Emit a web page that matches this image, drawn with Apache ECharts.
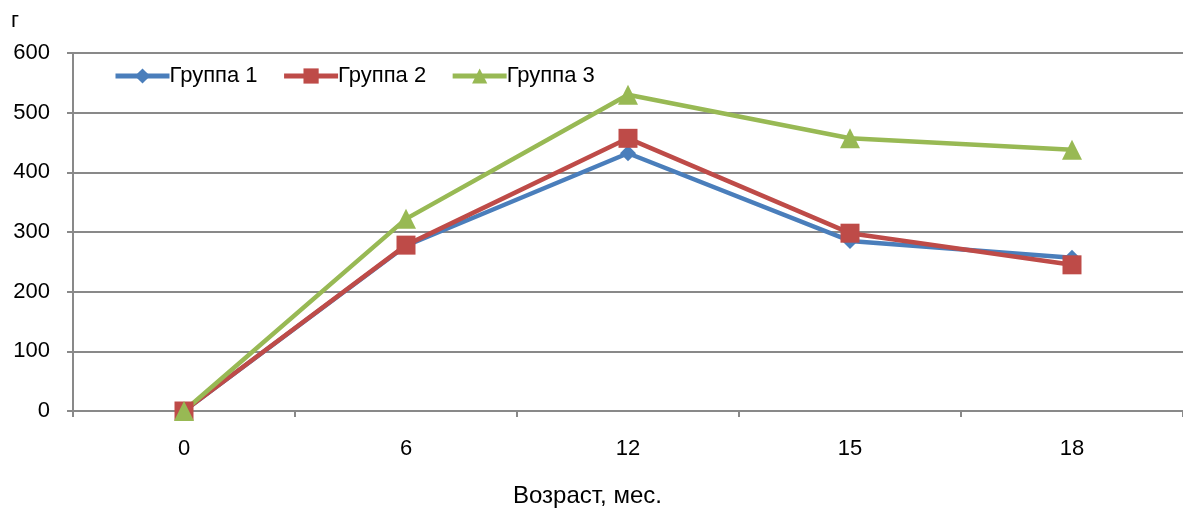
<!DOCTYPE html>
<html>
<head>
<meta charset="utf-8">
<script src="https://cdn.jsdelivr.net/npm/echarts@6/dist/echarts.min.js"></script>
<style>
  html, body { margin: 0; padding: 0; background: #fff; }
  #chart { width: 1183px; height: 512px; }
</style>
</head>
<body>
<div id="chart"></div>
<script>
// age in months
var ages = ['0', '6', '12', '15', '18'];
var group1 = [0, 277, 432, 285, 257];
var group2 = [0, 278, 457, 298, 245];
var group3 = [0, 322, 530, 457, 438];
var yTicks = { min: 0, max: 600, interval: 100 };

var font = 'Liberation Sans, Arial, sans-serif';
var gridColor = '#898989';

var myChart = echarts.init(document.getElementById('chart'));

function lineSeries(name, data, color, symbol, size) {
    return {
        name: name,
        type: 'line',
        data: data,
        symbol: symbol,
        symbolSize: size,
        showAllSymbol: true,
        color: color,
        lineStyle: { color: color, width: 4.5 },
        itemStyle: { color: color },
        emphasis: { disabled: true },
        animation: false
    };
}

var option = {
    textStyle: { fontFamily: font },
    legend: {
        left: 113,
        top: 65,
        padding: 0,
        itemWidth: 54,
        itemHeight: 19,
        itemGap: 24,
        lineStyle: { width: 5 },
        textStyle: { fontFamily: font, fontSize: 22, color: '#000', padding: [0, 0, 0, -5] },
        data: ['Группа 1', 'Группа 2', 'Группа 3']
    },
    grid: {
        left: 73,
        top: 53,
        width: 1113,
        height: 358
    },
    xAxis: {
        type: 'category',
        data: ages,
        boundaryGap: true,
        axisLine: { lineStyle: { color: gridColor, width: 2 } },
        axisTick: { show: true, length: 6, lineStyle: { color: gridColor, width: 2 } },
        axisLabel: { color: '#000', fontSize: 22, fontFamily: font, margin: 27 }
    },
    yAxis: {
        type: 'value',
        min: yTicks.min,
        max: yTicks.max,
        interval: yTicks.interval,
        axisLine: { show: true, lineStyle: { color: gridColor, width: 2 } },
        axisTick: { show: true, length: 6, lineStyle: { color: gridColor, width: 2 } },
        splitLine: { lineStyle: { color: gridColor, width: 2 } },
        axisLabel: { color: '#000', fontSize: 22, fontFamily: font, margin: 23 }
    },
    graphic: [
        {
            type: 'text',
            left: 11,
            top: 10,
            style: { text: 'г', fontSize: 22, fontFamily: font, fill: '#000' }
        },
        {
            type: 'text',
            left: 513,
            top: 484,
            style: { text: 'Возраст, мес.', fontSize: 24, fontFamily: font, fill: '#000' }
        }
    ],
    series: [
        lineSeries('Группа 1', group1, '#4A7EBB', 'diamond', 16),
        lineSeries('Группа 2', group2, '#BE4B48', 'rect', 19),
        lineSeries('Группа 3', group3, '#98B954', 'triangle', 20)
    ]
};
myChart.setOption(option);
</script>
</body>
</html>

→ Requirement
Copy every line above word for word and exclude the pictures.

→ Written reply
Emit a web page that matches this image, drawn with Apache ECharts.
<!DOCTYPE html>
<html>
<head>
<meta charset="utf-8">
<script src="https://cdn.jsdelivr.net/npm/echarts@6/dist/echarts.min.js"></script>
<style>
  html, body { margin: 0; padding: 0; background: #fff; }
  #chart { width: 1183px; height: 512px; }
</style>
</head>
<body>
<div id="chart"></div>
<script>
// age in months
var ages = ['0', '6', '12', '15', '18'];
var group1 = [0, 277, 432, 285, 257];
var group2 = [0, 278, 457, 298, 245];
var group3 = [0, 322, 530, 457, 438];
var yTicks = { min: 0, max: 600, interval: 100 };

var font = 'Liberation Sans, Arial, sans-serif';
var gridColor = '#898989';

var myChart = echarts.init(document.getElementById('chart'));

function lineSeries(name, data, color, symbol, size) {
    return {
        name: name,
        type: 'line',
        data: data,
        symbol: symbol,
        symbolSize: size,
        showAllSymbol: true,
        color: color,
        lineStyle: { color: color, width: 4.5 },
        itemStyle: { color: color },
        emphasis: { disabled: true },
        animation: false
    };
}

var option = {
    textStyle: { fontFamily: font },
    legend: {
        left: 113,
        top: 65,
        padding: 0,
        itemWidth: 54,
        itemHeight: 19,
        itemGap: 24,
        lineStyle: { width: 5 },
        textStyle: { fontFamily: font, fontSize: 22, color: '#000', padding: [0, 0, 0, -5] },
        data: ['Группа 1', 'Группа 2', 'Группа 3']
    },
    grid: {
        left: 73,
        top: 53,
        width: 1113,
        height: 358
    },
    xAxis: {
        type: 'category',
        data: ages,
        boundaryGap: true,
        axisLine: { lineStyle: { color: gridColor, width: 2 } },
        axisTick: { show: true, length: 6, lineStyle: { color: gridColor, width: 2 } },
        axisLabel: { color: '#000', fontSize: 22, fontFamily: font, margin: 27 }
    },
    yAxis: {
        type: 'value',
        min: yTicks.min,
        max: yTicks.max,
        interval: yTicks.interval,
        axisLine: { show: true, lineStyle: { color: gridColor, width: 2 } },
        axisTick: { show: true, length: 6, lineStyle: { color: gridColor, width: 2 } },
        splitLine: { lineStyle: { color: gridColor, width: 2 } },
        axisLabel: { color: '#000', fontSize: 22, fontFamily: font, margin: 23 }
    },
    graphic: [
        {
            type: 'text',
            left: 11,
            top: 10,
            style: { text: 'г', fontSize: 22, fontFamily: font, fill: '#000' }
        },
        {
            type: 'text',
            left: 513,
            top: 484,
            style: { text: 'Возраст, мес.', fontSize: 24, fontFamily: font, fill: '#000' }
        }
    ],
    series: [
        lineSeries('Группа 1', group1, '#4A7EBB', 'diamond', 16),
        lineSeries('Группа 2', group2, '#BE4B48', 'rect', 19),
        lineSeries('Группа 3', group3, '#98B954', 'triangle', 20)
    ]
};
myChart.setOption(option);
</script>
</body>
</html>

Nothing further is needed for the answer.